Of course, it’s highly unlikely that debris from Tiangong-1 will land in a populated area: most of Earth’s surface is covered in water, and much of the land is sparsely inhabited or uninhabitable. Even so, the space community does not like taking chances, and the idea of chunks of a spacecraft crashing down uncontrolled and unpredicted is unsettling. Wu said that “if necessary, China will release a forecast of its falling and report it internationally,” but that forecast may need to be vague.

Credit: Source.

“You really can’t steer these things,” McDowell explained. “Even a couple of days before it re-enters we probably won’t know better than six or seven hours, plus or minus, when it’s going to come down. Not knowing when it’s going to come down translates as not knowing where it’s going to come down.” Chinese officials have promised to keep a close eye on Tiangong-1 and issue whatever early warnings they can, but for now all the space community can do is watch and wait.

One silver lining is that the space station’s unfortunate demise comes long after the end of its intended mission. As CMSE officials stated in 2014, “Tiangong-1 has obtained a great deal of application and science data, which is valuable in mineral resources investigation, ocean

and forest application, hydrologic and ecological environment monitoring, land use, urban thermal environment monitoring and emergency disaster control. Remarkable application benefits have been achieved.”

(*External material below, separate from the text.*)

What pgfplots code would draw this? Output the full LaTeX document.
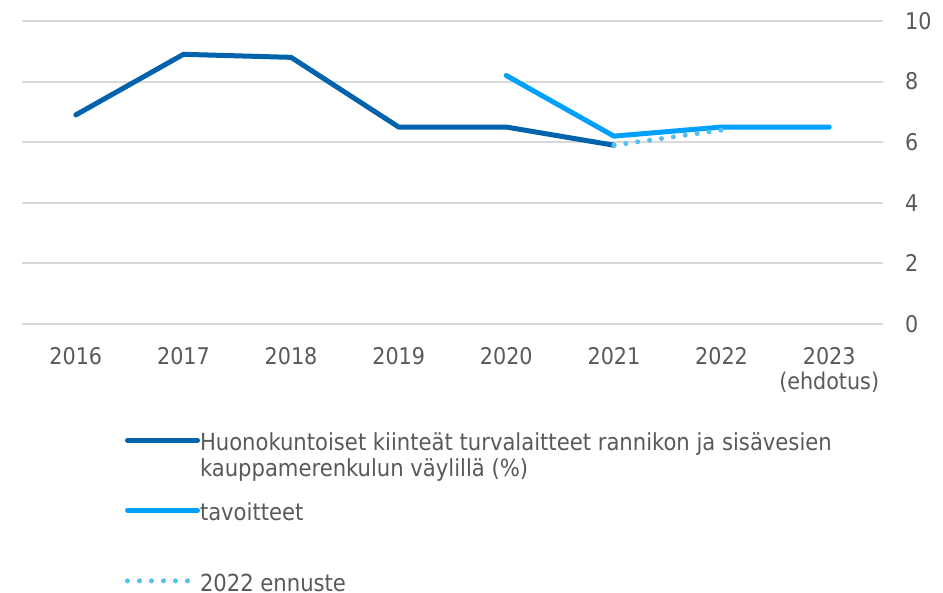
\documentclass[border=0pt]{standalone}
\usepackage{fontspec}
\setmainfont{DejaVu Sans Condensed}
\usepackage{pgfplots}
\pgfplotsset{compat=1.18}
\definecolor{darkblue}{RGB}{0,99,172}
\definecolor{lightblue}{RGB}{0,160,255}
\definecolor{dotblue}{RGB}{85,190,240}
\definecolor{txt}{RGB}{89,89,89}
\definecolor{gridc}{RGB}{217,217,217}

\begin{document}
\begin{tikzpicture}
\useasboundingbox (-22pt,-269pt) rectangle (921pt,324pt);
\begin{axis}[
  at={(0pt,0pt)}, anchor=south west,
  scale only axis, width=861pt, height=303pt,
  xmin=-0.5, xmax=7.5, ymin=0, ymax=10,
  xtick={0,...,7},
  xticklabels={2016,2017,2018,2019,2020,2021,2022,{2023\\(ehdotus)}},
  ytick={0,2,...,10},
  yticklabel pos=right,
  axis line style={draw=none},
  major tick length=0pt,
  ymajorgrids,
  grid style={gridc, line width=2pt},
  tick label style={font=\fontsize{23}{25}\selectfont, text=txt},
  xticklabel style={align=center, inner sep=0pt, anchor=north, yshift=-23pt},
  yticklabel style={anchor=west, inner sep=0pt, xshift=22pt},
  /pgf/number format/assume math mode=true,
  clip=false,
  legend style={at={(axis description cs:0,0)}, anchor=north west,
    xshift=103pt, yshift=-107pt, draw=none, fill=none,
    inner sep=0pt, outer sep=0pt,
    font=\fontsize{23.5}{26}\selectfont,
    cells={anchor=base west, inner sep=0pt, text=txt},
    column sep=-2pt, row sep=24pt},
  legend image code/.code={\draw[#1] (0pt,10.5pt) -- (70pt,10.5pt);},
]

% toteuma
\addplot[darkblue, line width=5pt, line join=round, line cap=round] coordinates {
  (0,6.9) (1,8.9) (2,8.8) (3,6.5) (4,6.5) (5,5.9)
};
\addlegendentry{\parbox[t]{700pt}{Huonokuntoiset kiinteät turvalaitteet rannikon ja sisävesien\\kauppamerenkulun väylillä (\%)}}

% tavoitteet
\addplot[lightblue, line width=5pt, line join=round, line cap=round] coordinates {
  (4,8.2) (5,6.2) (6,6.5) (7,6.5)
};
\addlegendentry{\rule{0pt}{40.5pt}tavoitteet}

% ennuste
\addplot[dotblue, line width=5pt, line cap=round, dash pattern=on 0pt off 12pt] coordinates {
  (5,5.9) (6,6.4)
};
\addlegendentry{\rule{0pt}{41pt}2022 ennuste}

\end{axis}
\end{tikzpicture}
\end{document}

This does not signal the end for Chinese space stations. Tiangong-1’s goal was to clear the way for China to safely continue expanding its crewed space program, while its primary purpose was to test the technology, like docking other spacecraft to the station, to be used in future, improved spacecraft, such as Tiangong-1’s successor, Tiangong-2.

Tiangong-2 was launched into orbit on September 15th. This new space station is the next step in China’s plan for a permanently-staffed orbital lab, like the International Space Station, but about a seventh as big. Tiangong-2 will have better living quarters than its predecessor, so astronauts can remain longer, as well as many more opportunities for scientific experiments, making it China's first space lab "in the strict sense," according to Wu.

Credit: Source.

In October, two astronauts will head to Tiangong-2 to start conducting a variety of experiments. Tiangong-2’s payload includes POLAR, a collaboration between Swiss, Polish and Chinese institutions to study gamma ray bursts, as well as a cold atomic space clock, which is expected only to lose one second every 30 million years. The astronauts will also study aerospace medicine, space physics and biology, and quantum communication. There will even be three experiments onboard from the winners of a Hong Kong middle school design contest.

As Wu put it, China's crewed space program has now entered a "new phase of application and development." For the first time since 2013, China will have astronauts in space again, on a brand-new, fully-functional space station. Tiangong-1 will fall back down to Earth, having paved the way for a new start for Chinese space science.